Disciplinary Literacy & Numeracy in History.
Disciplinary literacy and numeracy are defined by Shanahan as “the knowledge and abilities possessed by those who create, communicate, and use knowledge within the disciplines” (2012, p.8). Both historical literacy and numeracy work together to help students create opinions and interpretations about certain historical events.
(As cited in Roberts, 2013), Curthoys states that students “don’t learn by knowledge ‘presented’, but rather by combining “knowledge” to understand the present day. Simply, the knowledge in a history class is taught to help understand the present day and should be used in present-day instances to make judgements and decisions. Instead of introducing a copious amount of useless and un-relatable content to students each history session, teachers should consider enriching their sessions with disciplinary knowledge.
(As cited in Roberts, 2013) Clark discovered that students were more engaged when class related to “investigating evidence, debating perspectives and interpretations, making their own arguments, engaging in genuine discussion and making a connection to their understanding of contemporary society, to name but a few features of disciplinary history” (p. 16). Additionally, Sexais agrees that the “accumulation of facts-to-be-remembered is not” the key to learning in history.

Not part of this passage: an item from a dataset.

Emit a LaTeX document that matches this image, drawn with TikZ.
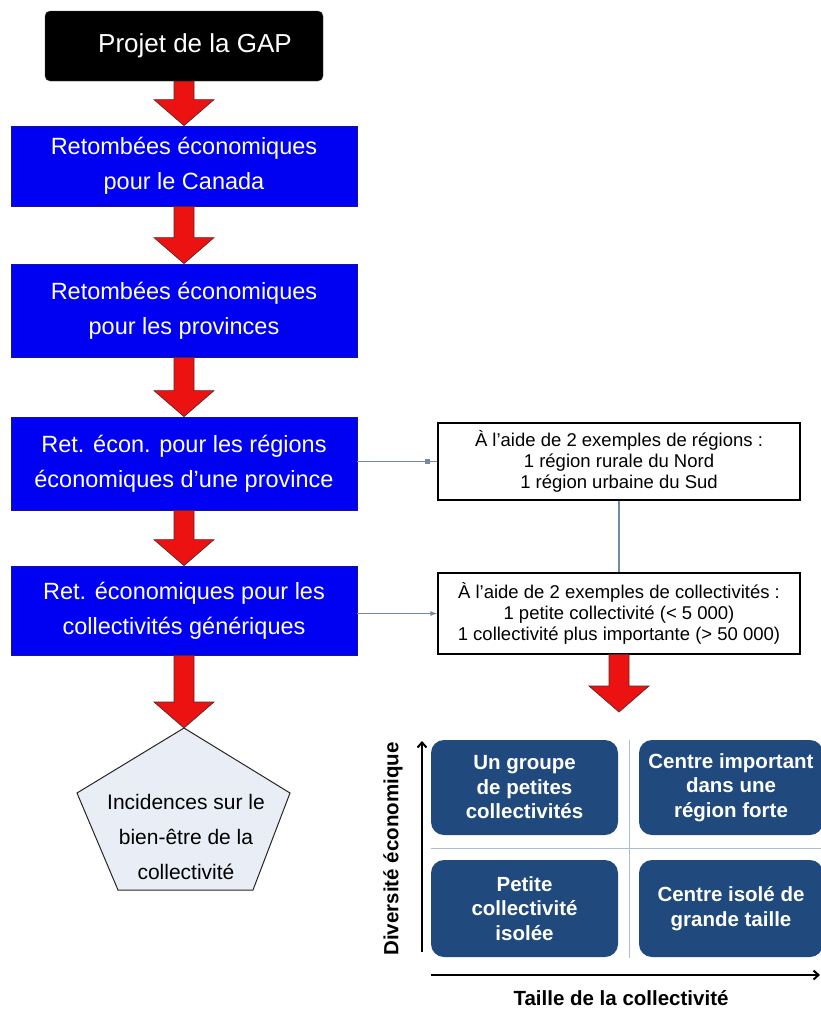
\documentclass[tikz,border=0pt]{standalone}
\usepackage{fontspec}
\setmainfont{Liberation Sans}
\usetikzlibrary{calc,arrows.meta}
\definecolor{boxblue}{RGB}{0,0,242}
\definecolor{boxedge}{RGB}{20,20,150}
\definecolor{arrred}{RGB}{236,18,18}
\definecolor{arredge}{RGB}{90,40,40}
\definecolor{quadblue}{RGB}{32,73,125}
\definecolor{linkgray}{RGB}{115,138,165}
\definecolor{divgray}{RGB}{170,190,210}
\definecolor{pentfill}{RGB}{233,237,245}
\newcommand{\fatarrow}[2]{%
  \draw[fatarr] let \p1=(#1), \p2=(#2) in
    (\x1-10pt,\y1) -- (\x1+10pt,\y1) -- (\x1+10pt,\y2+26pt) -- (\x1+30pt,\y2+26pt)
    -- (\x1,\y2) -- (\x1-30pt,\y2+26pt) -- (\x1-10pt,\y2+26pt) -- cycle;}
\begin{document}
\begin{tikzpicture}[x=1pt,y=-1pt,
  fatarr/.style={fill=arrred, draw=arredge, line width=0.7pt, line join=miter},
  bluebox/.style={draw=boxedge, line width=0.8pt, fill=boxblue, text=white, minimum width=346pt, inner sep=0pt, align=center, font=\fontsize{23.5}{35}\selectfont},
  blackbox/.style={fill=black, draw=gray!60!black, rounded corners=5pt, text=white, minimum width=278pt, minimum height=70pt, inner sep=0pt, font=\fontsize{26}{30}\selectfont},
  notebox/.style={draw=black, line width=1.1pt, fill=white, minimum width=362pt, inner sep=0pt, align=center, font=\fontsize{18.5}{21}\selectfont},
  quadbox/.style={fill=quadblue, rounded corners=13pt, text=white, inner sep=0pt, align=center, font=\bfseries\fontsize{20.5}{24.5}\selectfont},
  link/.style={draw=linkgray, line width=1.2pt},
  sqmark/.style={fill=linkgray, minimum size=5pt, inner sep=0pt},
  axis/.style={draw=black, line width=2pt, -{Straight Barb[length=5pt,width=9pt]}},
  axlabel/.style={font=\bfseries\fontsize{20.5}{24}\selectfont},
  pent/.style={fill=pentfill, draw=gray!30!black, line width=1pt, line join=miter}
]
\useasboundingbox (0,0) rectangle (821,1015);
\fill[white] (0,0) rectangle (821,1015);

% main chain
\node[blackbox] (gap) at (184,46) {\hspace*{22pt}Projet de la GAP};
\node[bluebox, minimum height=80pt] (b1) at (184,166) {Retombées économiques\\pour le Canada};
\node[bluebox, minimum height=93pt] (b2) at (184,310.5) {Retombées économiques\\pour les provinces};
\node[bluebox, minimum height=93pt] (b3) at (184,463.5) {Ret. écon. pour les régions\\économiques d’une province};
\node[bluebox, minimum height=89pt] (b4) at (184,610.5) {Ret. économiques pour les\\collectivités génériques};

% pentagon
\draw[pent] (184,728) -- (290,793) -- (253,890) -- (118,890) -- (77,793) -- cycle;
\coordinate (ptop) at (184,728);
\node[align=center, font=\fontsize{21}{35}\selectfont] (pentxt) at (186,837) {Incidences sur le\\bien-être de la\\collectivité};

\fatarrow{gap.south}{b1.north}
\fatarrow{b1.south}{b2.north}
\fatarrow{b2.south}{b3.north}
\fatarrow{b3.south}{b4.north}
\fatarrow{b4.south}{ptop}

% note boxes
\node[notebox, minimum height=77pt] (na) at (619,461.5) {À l’aide de 2 exemples de régions :\\1 région rurale du Nord\\1 région urbaine du Sud};
\node[notebox, minimum height=81pt] (nb) at (619,613.5) {À l’aide de 2 exemples de collectivités :\\1 petite collectivité (< 5 000)\\1 collectivité plus importante (> 50 000)};

\draw[link] (b3.east |- na.west) -- node[pos=0.88, sqmark] (m1) {} (na.west);
\draw[link, -{Latex[length=7pt,width=5pt]}] (b4.east |- nb.west) -- (nb.west);
\draw[link] (na.south) -- (nb.north);

\coordinate (qtop) at (619,712);
\fatarrow{nb.south}{qtop}

% quadrant
\draw[divgray, line width=1pt] (629,740) -- (629,958);
\draw[divgray, line width=1pt] (431,848) -- (821,848);
\node[quadbox, minimum width=187pt, minimum height=95pt] (q1) at (524.5,787.5) {Un groupe\\de petites\\collectivités};
\node[quadbox, minimum width=184pt, minimum height=95pt] (q2) at (731,787.5) {Centre important\\dans une\\région forte};
\node[quadbox, minimum width=187pt, minimum height=97pt] (q3) at (524.5,908.5) {Petite\\collectivité\\isolée};
\node[quadbox, minimum width=184pt, minimum height=97pt] (q4) at (731,908.5) {Centre isolé de\\grande taille};

\coordinate (yb) at (422,952);
\coordinate (yt) at (422,741);
\coordinate (xl) at (431,975);
\coordinate (xr) at (820,975);
\draw[axis] (yb) -- (yt);
\draw[axis] (xl) -- (xr);
\node[axlabel, rotate=90] (ylab) at (393,849) {Diversité économique};
\node[axlabel] (xlab) at (621,998) {Taille de la collectivité};
\end{tikzpicture}
\end{document}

(As cited in Sexias, 2006) Ashby claims there are “6 historical thinking concepts”, where “students should be able to establish historical significance, know how to use primary evidence, identify continuity and change, analyse cause and consequence, take historical perspectives, and understand moral dimensions of historical interpretations” (p.2). All of the “historical thinking concepts” combine “historical thinking” and “historical literacy” to assist student learning (Sexias, 2006, p.2)
Historical literacy “requires students to make meaning, develop interpretations based on a variety of perspectives, and use a range of evidence” (Roberts, 2013, p. 21). For example, students might look at the devastation of world war II. Students will look at the perspective from a Jewish or a German family. Students would use evidence, such as Auschwitz survivor’s memoirs to help them make a conclusion about how they feel individually. Individual interpretations are important; this creates relevance to the student. “Students must have the appropriate technical skills to read the text or image, as well as to recognise the social and cultural context of the production of the evidence and its interpretation” (Roberts, 2013, p.21).
Reading text might seem straightforward. However, students need to decode texts and culturally understand the text. As an example, students might study Indigenous Australian history and explore the 2007 ‘sorry speech’ by Kevin Rudd. Students will need to understand the cultural perspective of Rudd as well as the indigenous perspective to gain an understanding of the speech. If social and cultural understanding is unknown, relevance to history is lost, and therefore students would be learning history for the sake of retaining information.
Teachers of today need to realise that using the textbook to learn out of, simply will not suffice. The internet and computers open up doors that students in the past had sealed shut. Students now have access to “newspapers, television footage, photographs and other documents, that students and teachers can use in disciplinary study” (Roberts, 2013, p.21). For a history session, this lets students “investigate” just as a real historian does. As figure 1 below shows, a student has the option of two excerpts that are actual sources that could not be learned from a textbook. This is what each session of a history lesson would look like in a ‘document- based lesson’ (Reisman, 2011, p. 242). A document based session is where students can pick what they look at out of the two choices given. Each student will use reading comprehension to answer an overarching question and discuss it with other students. Therefore, students are learning from each other and their teacher while making their own assumptions.
| Figure 1. Document Based Lesson. (Reisman, 2011) |
The New South Wales Department of Education states that in History “students require numeracy skills for construction and interpretation of timelines, graphs, maps and tables” (2013)— students will use numeracy in history to make meaning of situations. Students might be asked to make a timeline of the women’s rights movement in the United States. Making this timeline not only works with numbers but sequences the movement. Students have then used “disciplinary numeracy” to help understand the time of the women’s rights movement. Students will use tables, charts, timelines, graphs, maps and table to form an opinion, and also to help make informed decisions about why specific historical events happened.
Conclusively, disciplinary numeracy and literacy can help change the engagement in a history classroom, while preparing students to work in the Historical field.
References
Ashby, R. (2005). The nature of levels and issues of progression in history: Notes and extracts for reflection, PGCE Support Materials (p. 7). England: Institute of Education. These have been radically transformed in the new British National Curriculum.
Avishag Reisman. (2012) The ‘Document-Based Lesson’: Bringing disciplinary inquiry into high school history classrooms with adolescent struggling readers, Journal of Curriculum Studies, 44:2, 233-264, DOI: 10.1080/00220272.2011.591436
New South Wales Department of Education. (2013). Numeracy in the NSW Syllabuses for the Australian curriculum. NSW.
Roberts, P. (2013). Re-visiting historical literacy: Towards a disciplinary pedagogy. Literacy Learning: the Middle Years, 21(1), 15-24. Norwood, SA: Australian Literacy Educators’ Association.
Seixas, P. (2006). Benchmarks of historical thinking: A framework for assessment in Canada. The Center for the Study of Historical Consciousness.